Let’s keep holding CORN for the potential of higher prices this summer!


Industrial Metals 

So much for our idea of picking up copper on the cheap in coming months!  The red metal jumped from $2.60 to $2.90 a pound in recent trading- a quick 11% jump.

What’s going on?

The sudden rally comes as a bit of a surprise since Chinese economic data is still coming in decidedly weak.

But as you may remember, I laid out a longer-term bullish thesis for copper in last month’s update.  It looks as though investors are already starting to factor in looming supply issues later this year!


Precious Metals

After a very disappointing performance in February and early March, buyers rushed back into precious metals in recent trading.  Gold has rallied from $1,150 to $1,188 an ounce the past few days while silver has jumped from $15.50 to $17.

Why the sudden uptick in bullish interest?

The US Federal Reserve surprised investors last Wednesday when they announced upcoming interest rate hikes would be very conservative.  In other words, while the Fed is ready to move interest rates up from 0%, any increases will be slow and dependent upon incoming economic data.

No doubt about it, the Fed’s tone was undeniably dovish last week.

It will be interesting to see if the current rally in precious metals has legs.

What’s the story with our Market Vectors Gold Miners (GDX)?

Unfortunately GDX took a nasty downturn in early March.  The gold miner ETF sank to $18 a share before bulls returned to push it back up to the $19 area.

Now as you may remember, we moved our stop loss order on GDX up to $19.90 in the January 2015 monthly update.  As a result, this trade is now closed due the fact the gold miner ETF fell below this important level in recent trading.

Yes, it’s disappointing.  We had solid gains in GDX at one point.  But you have to remember that risk control is the most important aspect of trading.  It’s always better to take a small loss like we did in GDX than a large loss that depletes the capital in your account.



One thing’s for certain, it has been one heck of a roller coaster ride in soft commodities the past few months.

Take cocoa for example.  The commodity plunged from $3,000 a ton down to $2,700 in January.  But in February, cocoa bulls returned, pushing the asset right back up to $3,000.

But bears weren’t to be outdone.  Come March, cocoa once again dropped precipitously to $2,700!

You can find similar, wild price action across the softs landscape in coffee, orange juice, cotton, and sugar.

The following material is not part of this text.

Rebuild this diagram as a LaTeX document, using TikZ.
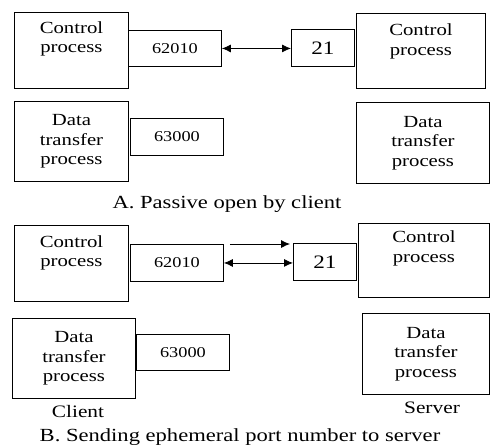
\documentclass[tikz,border=0pt]{standalone}
\usepackage{fontspec}
\newfontfamily\figfont{Liberation Serif}[FakeStretch=1.22]
\usepackage{tikz}
\usetikzlibrary{positioning, arrows.meta, calc}
\tikzset{
  procbox/.style={rectangle, draw=black, line width=0.9pt, anchor=north west, inner sep=0pt, align=center, font=\figfont\fontsize{17}{19.5}\selectfont},
  portbox/.style={rectangle, draw=black, line width=0.9pt, anchor=north west, inner sep=0pt, minimum width=93pt, font=\figfont\fontsize{15}{17}\selectfont},
  boxtext/.style={inner sep=0pt, align=center, font=\figfont\fontsize{17}{19.5}\selectfont},
  caption/.style={inner sep=0pt, anchor=base, font=\figfont\fontsize{18.5}{21}\selectfont},
  twoway/.style={line width=0.8pt, {Latex[length=9pt,width=8pt]}-{Latex[length=9pt,width=8pt]}},
  oneway/.style={line width=0.8pt, -{Latex[length=9pt,width=8pt]}}
}

\begin{document}
\begin{tikzpicture}[x=1pt, y=-1pt]
  \useasboundingbox (0,0) rectangle (490,445);

  % A. passive open
  \node (ctrlA) [procbox, minimum width=114pt, minimum height=76pt] at (14,12) {};
  \node (ctrlAtxt) [boxtext, below=9.5pt of ctrlA.north] {Control\\process};
  \node (portA1) [portbox, minimum height=36pt] at (128,30) {62010};
  \node (portA2) [portbox, minimum width=63pt, minimum height=37pt, font=\figfont\fontsize{19}{21}\selectfont] at (291,29) {21};
  \node (srvctrlA) [procbox, minimum width=129pt, minimum height=75pt] at (356,13) {};
  \node (srvctrlAtxt) [boxtext, below=11pt of srvctrlA.north] {Control\\process};
  \node (dataA) [procbox, minimum width=114pt, minimum height=80pt] at (14,101) {Data\\transfer\\process};
  \node (portA3) [portbox, minimum height=37pt] at (130,118) {63000};
  \node (srvdataA) [procbox, minimum width=133pt, minimum height=81pt] at (356,102) {Data\\transfer\\process};
  \node (capA) [caption] at (227,208) {A. Passive open by client};

  \draw [twoway] (portA1.east) -- (portA1.east -| portA2.west);

  % B. sending the port number
  \node (ctrlB) [procbox, minimum width=114pt, minimum height=76pt] at (14,225) {};
  \node (ctrlBtxt) [boxtext, below=10pt of ctrlB.north] {Control\\process};
  \node (portB1) [portbox, minimum height=37pt] at (130,244) {62010};
  \node (portB2) [portbox, minimum width=63pt, minimum height=37pt, font=\figfont\fontsize{19}{21}\selectfont] at (293,243) {21};
  \node (srvctrlB) [procbox, minimum width=131pt, minimum height=74pt] at (358,223) {};
  \node (srvctrlBtxt) [boxtext, below=7.5pt of srvctrlB.north] {Control\\process};
  \node (dataB) [procbox, minimum width=123pt, minimum height=80pt] at (12,318) {Data\\transfer\\process};
  \node (portB3) [portbox, minimum height=36pt] at (136,334) {63000};
  \node (srvdataB) [procbox, minimum width=127pt, minimum height=81pt] at (362,313) {Data\\transfer\\process};
  \node (client) [caption, font=\figfont\fontsize{17.5}{20}\selectfont] at (78,417) {Client};
  \node (server) [caption, font=\figfont\fontsize{17.5}{20}\selectfont] at (432,413) {Server};
  \node (capB) [caption] at (240,441) {B. Sending ephemeral port number to server};

  \draw [oneway] ([xshift=6pt]portB1.north east) -- ([xshift=-3pt]portB1.north east -| portB2.west);
  \draw [twoway] (portB1.east) -- (portB1.east -| portB2.west);
\end{tikzpicture}
\end{document}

I’m on the lookout for opportunity in softs but just haven’t seen what we’re looking for yet.  When I do, you’ll be the first to know!



The early year weakness in live and feeder cattle has dissipated.  In fact, both cattle contracts are rising back towards the all-time highs set in late 2014.

While it’s unlikely we see cattle prices break to new all-time highs this year, there’s a very real possibility these markets stay strong through the summer months.  Of course, that’s when meat demand is the strongest due to the outdoor grilling season.